By so interpreting the statutory phrase, the Commissioner has achieved not only ease and certainty of application but also substantial fairness, for the sleep or rest rule places all one-day travelers on a similar tax footing, rather than discriminating against intracity travelers and commuters, who of course cannot deduct the cost of the meals they eat on the road. See Commissioner v. Flowers, 326 U.S. 465.

The foregoing statement of the Supreme Court adds to what the Fifth Circuit had earlier said in Steinhort, supra at 503:

Deeply ingrained in the whole tax structure— memorialize now by literally hundreds of tax rulings, Tax and other Court decisions * * * — is the basic proposition that the cost of going to and from home and an established place of business is a nondeductible personal expenditure.

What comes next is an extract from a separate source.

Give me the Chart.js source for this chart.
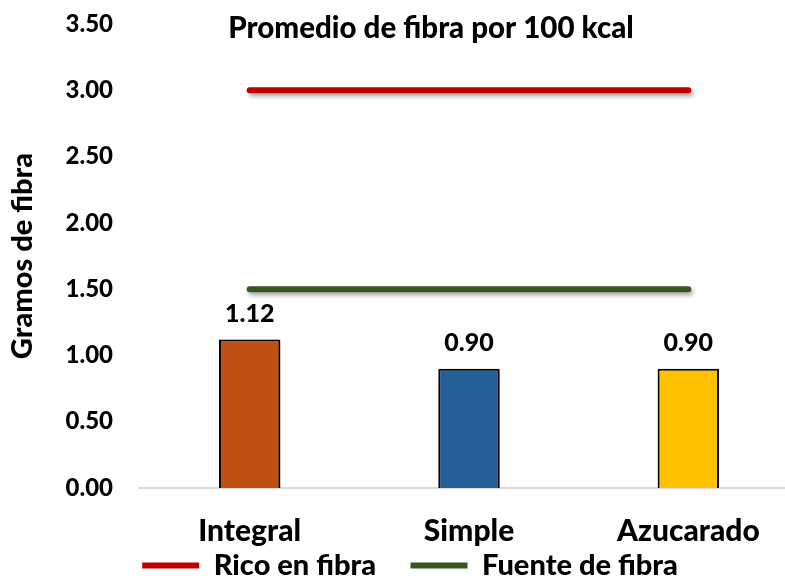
<!DOCTYPE html>
<html>
<head>
<meta charset="utf-8">
<script src="https://cdn.jsdelivr.net/npm/chart.js@4.4.1/dist/chart.umd.min.js"></script>
<style>
  html, body { margin: 0; padding: 0; overflow: hidden; background: #fff; }
  #wrap { width: 798px; height: 578px; }
</style>
</head>
<body>
<div id="wrap"><canvas id="fibra" width="798" height="578"></canvas></div>
<script>
const categories = ["Integral", "Simple", "Azucarado"];
const fibraPromedio = [1.12, 0.90, 0.90];
const ricoEnFibra = [3.00, 3.00, 3.00];
const fuenteDeFibra = [1.50, 1.50, 1.50];
const barColors = ["#C05014", "#245F9A", "#FFC000"];

const FONT = "Lato";
const W = "900";

// sombra suave bajo barras y lineas
const shadowPlugin = {
	id: "shadow",
	beforeDatasetDraw(chart) {
		const c = chart.ctx;
		c.save();
		c.shadowColor = "rgba(0,0,0,0.35)";
		c.shadowBlur = 4;
		c.shadowOffsetX = 2;
		c.shadowOffsetY = 3;
	},
	afterDatasetDraw(chart) {
		chart.ctx.restore();
	},
};

// etiquetas de valor y titulo dentro del area
const labelsPlugin = {
	id: "labels",
	afterDatasetsDraw(chart) {
		const c = chart.ctx;
		c.save();
		c.fillStyle = "#000";
		c.textAlign = "center";
		c.textBaseline = "alphabetic";
		c.font = W + " 25px " + FONT;
		chart.getDatasetMeta(0).data.forEach((bar, i) => {
			c.fillText(fibraPromedio[i].toFixed(2), bar.x, bar.y - 18);
		});
		c.font = W + " 29.5px " + FONT;
		c.fillText("Promedio de fibra por 100 kcal", 431, 38);
		c.restore();
	},
};

const baseLabels = Chart.defaults.plugins.legend.labels.generateLabels;

new Chart(document.getElementById("fibra"), {
	data: {
		labels: categories,
		datasets: [{
			type: "bar",
			label: "Promedio",
			data: fibraPromedio,
			backgroundColor: barColors,
			borderColor: "#000",
			borderWidth: 2,
			borderSkipped: "bottom",
			categoryPercentage: 1,
			barPercentage: 0.28,
			order: 2,
		}, {
			type: "line",
			label: "Rico en fibra",
			data: ricoEnFibra,
			borderColor: "#C00000",
			backgroundColor: "#C00000",
			borderWidth: 6,
			borderCapStyle: "round",
			pointRadius: 0,
			order: 1,
		}, {
			type: "line",
			label: "Fuente de fibra",
			data: fuenteDeFibra,
			borderColor: "#375623",
			backgroundColor: "#375623",
			borderWidth: 6,
			borderCapStyle: "round",
			pointRadius: 0,
			order: 1,
		}],
	},
	options: {
		responsive: false,
		animation: false,
		layout: { padding: { top: 24, right: 0, left: 22, bottom: -12 } },
		plugins: {
			legend: {
				position: "bottom",
				labels: {
					// hueco entre entradas sin aumentar el alto de la leyenda
					generateLabels: (chart) => baseLabels(chart).map((it) => {
						if (it.datasetIndex === 1) it.text = it.text + "     ";
						return it;
					}),
					filter: (item) => item.datasetIndex > 0,
					usePointStyle: true,
					pointStyle: "line",
					pointStyleWidth: 57,
					color: "#000",
					padding: 0,
					font: { family: FONT, size: 29, weight: W },
				},
			},
			tooltip: { enabled: false },
		},
		scales: {
			x: {
				offset: true,
				grid: { display: false, drawTicks: false },
				border: { display: true, color: "#D9D9D9", width: 2 },
				ticks: {
					color: "#000",
					padding: 25,
					font: { family: FONT, size: 30, weight: W },
				},
				afterFit: (s) => { s.height = 63; },
			},
			y: {
				min: 0,
				max: 3.5,
				grid: { display: false, drawTicks: false },
				border: { display: false },
				ticks: {
					stepSize: 0.5,
					color: "#000",
					padding: 27,
					font: { family: FONT, size: 24, weight: W },
					callback: (v) => Number(v).toFixed(2),
				},
				title: {
					display: true,
					text: "Gramos de fibra",
					color: "#000",
					padding: { top: -17, bottom: 0 },
					font: { family: FONT, size: 29, weight: W },
				},
				afterFit: (s) => {
					s.width = 118;
					s.paddingTop = 0;
					s.paddingBottom = 0;
				},
			},
		},
	},
	plugins: [shadowPlugin, labelsPlugin],
});
</script>
</body>
</html>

At times the pursuit of this approach brings about illogical and near absurd conceptual situations. But its predominant and redeeming grace is a sort of rough equality among all the millions of taxpaying, income-earning Americans who go— not as in scriptural days down to the sea in ships— but who go to and from their homes and their place of work. A lesser virtue is administrative uniformity.

The holding of the Ninth Circuit in Smith v. Warren, supra, together with the comments of the Tenth Circuit in United States v. Tauferner, supra, adequately disposes of petitioners' reliance on Mathews v. Commissioner, 310 F.2d 98 (C.A. 9, 1962); Wright v. Hartsell, 305 F.2d 221 (C.A. 9, 1962); and Crowther v. Commissioner, 269 F.2d 292 (C.A. 9, 1959), all of which were decided before the Supreme Court decision in United States v. Correll, supra.

Decisions will be entered under Rule 50 in docket Nos. 690-68 and 692-68. Decisions will be entered for the respondent in all other dockets.